## Problem requirements
Print exactly the lines from the first one down to the line containing "const TITLES = ['GIOU损失', '分类损失', '前景损失'];", both ends included, with no pictures and nothing else.

## Given information
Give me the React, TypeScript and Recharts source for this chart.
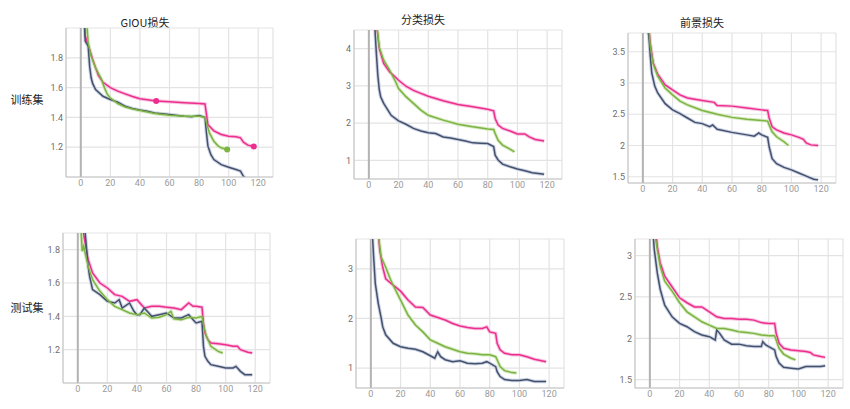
import React from 'react';
import {
  LineChart,
  Line,
  XAxis,
  YAxis,
  CartesianGrid,
  ReferenceLine,
  ReferenceDot
} from 'recharts';

type Pt = [number, number];

// epoch ticks shared by every panel
const EPOCH_TICKS = [0, 20, 40, 60, 80, 100, 120];
const ROW_LABELS = ['训练集', '测试集'];
const TITLES = ['GIOU损失', '分类损失', '前景损失'];

// ---- training set ----
const giouTrainPink: Pt[] = [[1, 2.3], [3, 1.95], [4.3, 1.905], [6, 1.856], [8, 1.79], [10, 1.733], [12, 1.68], [15, 1.636], [20, 1.6], [25, 1.576], [30, 1.558], [35, 1.54], [40, 1.525], [45, 1.518], [51, 1.51], [60, 1.505], [70, 1.498], [80, 1.493], [84, 1.49], [85, 1.42], [86, 1.35], [88, 1.33], [90, 1.31], [95, 1.285], [100, 1.274], [105, 1.27], [108, 1.263], [110, 1.234], [113, 1.214], [117, 1.205]];
const giouTrainGreen: Pt[] = [[2, 2.3], [5, 1.9], [7, 1.81], [10, 1.733], [14, 1.655], [16, 1.6], [18, 1.554], [20, 1.53], [25, 1.493], [30, 1.47], [35, 1.457], [40, 1.446], [50, 1.426], [60, 1.415], [70, 1.408], [80, 1.408], [84, 1.4], [85, 1.363], [87, 1.296], [90, 1.24], [93, 1.207], [95, 1.196], [99, 1.184]];
const giouTrainNavy: Pt[] = [[1, 2.3], [3, 1.912], [5, 1.878], [6, 1.744], [7, 1.666], [8, 1.628], [10, 1.587], [15, 1.542], [20, 1.52], [25, 1.502], [30, 1.475], [35, 1.46], [40, 1.449], [45, 1.442], [50, 1.43], [60, 1.42], [70, 1.408], [75, 1.404], [80, 1.413], [84, 1.4], [85, 1.295], [86, 1.207], [88, 1.15], [90, 1.117], [95, 1.083], [100, 1.066], [105, 1.05], [108, 1.04], [110, 1.005], [114, 0.97], [118, 0.95]];
const giouTrainMarkers: { series: 'pink' | 'green'; epoch: number }[] = [
  { series: 'pink', epoch: 51 },
  { series: 'pink', epoch: 117 },
  { series: 'green', epoch: 99 }
];

const clsTrainPink: Pt[] = [[5, 4.7], [7, 4.0], [10, 3.6], [14, 3.375], [20, 3.15], [25, 2.99], [30, 2.88], [35, 2.8], [40, 2.72], [45, 2.66], [50, 2.6], [60, 2.5], [70, 2.44], [80, 2.37], [84, 2.33], [85, 2.125], [87, 1.95], [90, 1.86], [95, 1.79], [100, 1.71], [105, 1.71], [108, 1.63], [112, 1.56], [118, 1.52]];
const clsTrainGreen: Pt[] = [[5, 4.8], [7, 4.04], [10, 3.69], [14, 3.42], [18, 3.11], [20, 2.93], [25, 2.71], [30, 2.53], [35, 2.35], [40, 2.21], [50, 2.08], [60, 1.97], [70, 1.9], [80, 1.84], [84, 1.83], [85, 1.72], [87, 1.54], [90, 1.41], [95, 1.3], [98, 1.23]];
const clsTrainNavy: Pt[] = [[4, 4.6], [5, 3.9], [6, 3.3], [7, 2.9], [8, 2.7], [10, 2.53], [15, 2.21], [20, 2.06], [25, 1.97], [30, 1.86], [35, 1.79], [40, 1.74], [45, 1.72], [50, 1.63], [55, 1.6], [60, 1.56], [65, 1.52], [70, 1.47], [75, 1.46], [80, 1.45], [84, 1.37], [85, 1.14], [87, 1.01], [90, 0.9], [95, 0.83], [100, 0.77], [105, 0.72], [110, 0.67], [118, 0.625]];

const fgTrainPink: Pt[] = [[4, 3.9], [5, 3.64], [7, 3.32], [10, 3.14], [15, 2.97], [20, 2.89], [25, 2.81], [30, 2.76], [40, 2.72], [48, 2.69], [50, 2.64], [60, 2.63], [70, 2.6], [80, 2.57], [84, 2.56], [85, 2.44], [87, 2.3], [90, 2.25], [95, 2.2], [100, 2.17], [105, 2.13], [108, 2.1], [110, 2.04], [113, 2.01], [118, 2.0]];
const fgTrainGreen: Pt[] = [[4, 3.9], [5, 3.59], [7, 3.3], [10, 3.11], [15, 2.92], [20, 2.81], [25, 2.71], [30, 2.65], [40, 2.56], [50, 2.5], [60, 2.45], [70, 2.42], [80, 2.4], [84, 2.39], [85, 2.33], [87, 2.22], [90, 2.14], [95, 2.06], [98, 2.0]];
const fgTrainNavy: Pt[] = [[3, 3.9], [4, 3.75], [5, 3.43], [6, 3.16], [8, 2.95], [10, 2.84], [15, 2.67], [20, 2.57], [25, 2.51], [30, 2.44], [35, 2.37], [40, 2.35], [45, 2.3], [47, 2.33], [50, 2.26], [60, 2.21], [70, 2.17], [75, 2.15], [78, 2.2], [80, 2.17], [84, 2.13], [85, 1.98], [87, 1.79], [90, 1.71], [95, 1.65], [100, 1.61], [105, 1.56], [110, 1.51], [115, 1.46], [118, 1.45]];

// ---- test set ----
const giouTestPink: Pt[] = [[3, 1.95], [4, 1.89], [5, 1.84], [7, 1.74], [10, 1.66], [15, 1.6], [20, 1.57], [25, 1.53], [30, 1.52], [35, 1.49], [40, 1.5], [45, 1.45], [50, 1.46], [55, 1.46], [60, 1.455], [65, 1.45], [70, 1.44], [75, 1.48], [78, 1.46], [80, 1.46], [84, 1.455], [85, 1.36], [86, 1.3], [88, 1.26], [90, 1.24], [95, 1.235], [100, 1.23], [105, 1.22], [108, 1.22], [110, 1.2], [115, 1.185], [118, 1.18]];
const giouTestGreen: Pt[] = [[2, 1.95], [3, 1.79], [4, 1.82], [5, 1.78], [7, 1.7], [10, 1.62], [15, 1.55], [20, 1.5], [25, 1.46], [30, 1.44], [35, 1.42], [40, 1.41], [45, 1.42], [50, 1.39], [55, 1.395], [60, 1.41], [63, 1.43], [65, 1.385], [70, 1.38], [75, 1.395], [80, 1.39], [84, 1.4], [85, 1.35], [87, 1.28], [90, 1.22], [95, 1.19], [98, 1.18]];
const giouTestNavy: Pt[] = [[3, 1.95], [5, 1.9], [7, 1.7], [8, 1.64], [10, 1.56], [15, 1.53], [20, 1.49], [25, 1.48], [28, 1.5], [30, 1.45], [35, 1.48], [38, 1.43], [40, 1.41], [42, 1.41], [45, 1.45], [48, 1.42], [50, 1.4], [55, 1.41], [60, 1.42], [65, 1.39], [70, 1.39], [75, 1.41], [78, 1.38], [80, 1.36], [84, 1.37], [85, 1.22], [86, 1.16], [88, 1.13], [90, 1.11], [95, 1.1], [100, 1.09], [105, 1.09], [107, 1.1], [110, 1.07], [113, 1.05], [118, 1.05]];

const clsTestPink: Pt[] = [[5, 3.7], [6, 3.37], [8, 3.03], [10, 2.8], [15, 2.67], [20, 2.55], [25, 2.37], [30, 2.23], [35, 2.22], [40, 2.07], [45, 2.02], [50, 1.97], [55, 1.9], [60, 1.85], [65, 1.82], [70, 1.8], [75, 1.8], [78, 1.83], [80, 1.73], [84, 1.7], [85, 1.5], [87, 1.37], [90, 1.3], [95, 1.27], [100, 1.27], [105, 1.23], [110, 1.18], [118, 1.13]];
const clsTestGreen: Pt[] = [[5, 3.7], [7, 3.23], [10, 3.03], [13, 2.8], [15, 2.67], [20, 2.37], [25, 2.07], [30, 1.87], [35, 1.73], [40, 1.57], [45, 1.5], [50, 1.43], [55, 1.38], [60, 1.33], [65, 1.3], [70, 1.29], [75, 1.27], [80, 1.27], [84, 1.23], [85, 1.17], [87, 1.03], [90, 0.95], [95, 0.91], [98, 0.9]];
const clsTestNavy: Pt[] = [[1, 3.7], [2, 3.17], [3, 2.7], [5, 2.3], [7, 2.0], [8, 1.83], [10, 1.67], [15, 1.5], [20, 1.43], [25, 1.4], [30, 1.38], [35, 1.33], [40, 1.25], [43, 1.2], [45, 1.33], [47, 1.23], [50, 1.17], [55, 1.13], [60, 1.15], [65, 1.1], [70, 1.09], [75, 1.1], [78, 1.13], [80, 1.1], [84, 1.03], [85, 0.93], [87, 0.83], [90, 0.77], [95, 0.75], [100, 0.75], [105, 0.77], [110, 0.73], [118, 0.73]];

const fgTestPink: Pt[] = [[4, 3.3], [5, 3.11], [7, 2.91], [10, 2.75], [15, 2.62], [20, 2.49], [25, 2.43], [30, 2.38], [35, 2.38], [40, 2.32], [45, 2.26], [50, 2.24], [55, 2.24], [60, 2.23], [65, 2.23], [70, 2.22], [75, 2.19], [80, 2.18], [84, 2.18], [85, 2.06], [87, 1.94], [90, 1.88], [95, 1.86], [100, 1.85], [105, 1.84], [108, 1.83], [110, 1.8], [115, 1.78], [118, 1.77]];
const fgTestGreen: Pt[] = [[3, 3.3], [5, 3.07], [7, 2.87], [10, 2.69], [15, 2.57], [20, 2.43], [25, 2.32], [30, 2.26], [35, 2.2], [40, 2.16], [45, 2.12], [50, 2.12], [55, 2.1], [60, 2.08], [65, 2.07], [70, 2.06], [75, 2.04], [80, 2.03], [84, 2.03], [85, 1.98], [87, 1.88], [90, 1.81], [95, 1.76], [98, 1.74]];
const fgTestNavy: Pt[] = [[2, 3.3], [3, 3.07], [5, 2.79], [7, 2.59], [10, 2.4], [15, 2.26], [20, 2.18], [25, 2.14], [30, 2.08], [35, 2.04], [40, 2.02], [44, 1.98], [45, 2.1], [47, 2.06], [50, 1.98], [55, 1.93], [60, 1.93], [65, 1.91], [70, 1.9], [75, 1.9], [76, 1.96], [78, 1.92], [80, 1.9], [84, 1.86], [85, 1.78], [87, 1.7], [90, 1.65], [95, 1.64], [100, 1.63], [105, 1.66], [110, 1.66], [115, 1.66], [118, 1.67]];

const COLORS = {
  pink: { main: '#ec2f8f', faint: '#f7c2de' },
  navy: { main: '#45506a', faint: '#cbd3e6' },
  green: { main: '#7cb342', faint: '#d6eac2' }
};
const DRAW_ORDER: ('pink' | 'navy' | 'green')[] = ['pink', 'navy', 'green'];

const Y_W = 40;
const PAD_T = 2;
const PAD_R = 2;
const X_H = 20;
const FONT = 'Roboto, "Noto Sans CJK SC", sans-serif';

const toRows = (pts: Pt[]) => pts.map(([x, y]) => ({ x, y }));

interface PanelProps {
  left: number;
  top: number;
  w: number;
  h: number;
  yDomain: [number, number];
  yTicks: number[];
  series: { pink: Pt[]; green: Pt[]; navy: Pt[] };
  markers?: { series: 'pink' | 'green'; epoch: number }[];
}

const Panel: React.FC<PanelProps> = ({ left, top, w, h, yDomain, yTicks, series, markers = [] }) => (
  <div style={{ position: 'absolute', left: left - Y_W, top: top - PAD_T }}>
    <LineChart
      width={Y_W + w + PAD_R}
      height={PAD_T + h + X_H}
      margin={{ top: PAD_T, right: PAD_R, left: 0, bottom: 0 }}
    >
      <CartesianGrid stroke="#e3e3e3" strokeWidth={1.2} />
      <XAxis
        type="number"
        dataKey="x"
        domain={[-10, 130]}
        ticks={EPOCH_TICKS}
        allowDataOverflow
        height={X_H}
        tickLine={false}
        tickSize={2}
        tickMargin={1}
        axisLine={{ stroke: '#c4c4c4' }}
        tick={{ fontSize: 9, fill: '#9a9a9a', fontFamily: FONT }}
      />
      <YAxis
        type="number"
        domain={yDomain}
        ticks={yTicks}
        allowDataOverflow
        width={Y_W}
        tickLine={false}
        tickSize={2}
        tickMargin={1}
        axisLine={{ stroke: '#c4c4c4' }}
        tick={{ fontSize: 9, fill: '#6e6e6e', fontFamily: FONT }}
      />
      <ReferenceLine x={0} stroke="#b3b3b3" strokeWidth={2} />
      {DRAW_ORDER.map((k) => (
        <Line
          key={`faint-${k}`}
          data={toRows(series[k])}
          dataKey="y"
          type="linear"
          stroke={COLORS[k].faint}
          strokeWidth={3.5}
          dot={false}
          isAnimationActive={false}
        />
      ))}
      {DRAW_ORDER.map((k) => (
        <Line
          key={`main-${k}`}
          data={toRows(series[k])}
          dataKey="y"
          type="linear"
          stroke={COLORS[k].main}
          strokeWidth={1.5}
          dot={false}
          isAnimationActive={false}
        />
      ))}
      {markers.map((m, i) => {
        const p = series[m.series].find(([x]) => x === m.epoch);
        if (!p) return null;
        return (
          <ReferenceDot
            key={i}
            x={p[0]}
            y={p[1]}
            r={3}
            fill={COLORS[m.series].main}
            stroke="none"
          />
        );
      })}
    </LineChart>
  </div>
);

const textStyle: React.CSSProperties = {
  position: 'absolute',
  transform: 'translate(-50%, -50%)',
  whiteSpace: 'nowrap',
  fontSize: 11,
  lineHeight: 1,
  color: '#222',
  fontFamily: '"Noto Sans CJK SC", "Noto Sans", sans-serif'
};

export default function App() {
  return (
    <div style={{ position: 'absolute', left: 0, top: 0, width: 850, height: 409, background: '#fff', overflow: 'hidden' }}>
      <div style={{ ...textStyle, left: 145, top: 22 }}>{TITLES[0]}</div>
      <div style={{ ...textStyle, left: 423, top: 19 }}>{TITLES[1]}</div>
      <div style={{ ...textStyle, left: 702, top: 22 }}>{TITLES[2]}</div>
      <div style={{ ...textStyle, left: 27, top: 99 }}>{ROW_LABELS[0]}</div>
      <div style={{ ...textStyle, left: 27, top: 307 }}>{ROW_LABELS[1]}</div>

      <Panel left={66} top={28} w={207} h={149} yDomain={[1, 2]} yTicks={[1.2, 1.4, 1.6, 1.8]}
        series={{ pink: giouTrainPink, green: giouTrainGreen, navy: giouTrainNavy }} markers={giouTrainMarkers} />
      <Panel left={354} top={30} w={208} h={149} yDomain={[0.5, 4.5]} yTicks={[1, 2, 3, 4]}
        series={{ pink: clsTrainPink, green: clsTrainGreen, navy: clsTrainNavy }} />
      <Panel left={628} top={33} w={208} h={150} yDomain={[1.4, 3.8]} yTicks={[1.5, 2, 2.5, 3, 3.5]}
        series={{ pink: fgTrainPink, green: fgTrainGreen, navy: fgTrainNavy }} />

      <Panel left={63} top={233} w={207} h={150} yDomain={[1, 1.9]} yTicks={[1.2, 1.4, 1.6, 1.8]}
        series={{ pink: giouTestPink, green: giouTestGreen, navy: giouTestNavy }} />
      <Panel left={356} top={239} w={208} h={149} yDomain={[0.6, 3.6]} yTicks={[1, 2, 3]}
        series={{ pink: clsTestPink, green: clsTestGreen, navy: clsTestNavy }} />
      <Panel left={635} top={239} w={208} h={149} yDomain={[1.4, 3.2]} yTicks={[1.5, 2, 2.5, 3]}
        series={{ pink: fgTestPink, green: fgTestGreen, navy: fgTestNavy }} />
    </div>
  );
}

## Problem solution
Give me the React, TypeScript and Recharts source for this chart.
import React from 'react';
import {
  LineChart,
  Line,
  XAxis,
  YAxis,
  CartesianGrid,
  ReferenceLine,
  ReferenceDot
} from 'recharts';

type Pt = [number, number];

// epoch ticks shared by every panel
const EPOCH_TICKS = [0, 20, 40, 60, 80, 100, 120];
const ROW_LABELS = ['训练集', '测试集'];
const TITLES = ['GIOU损失', '分类损失', '前景损失'];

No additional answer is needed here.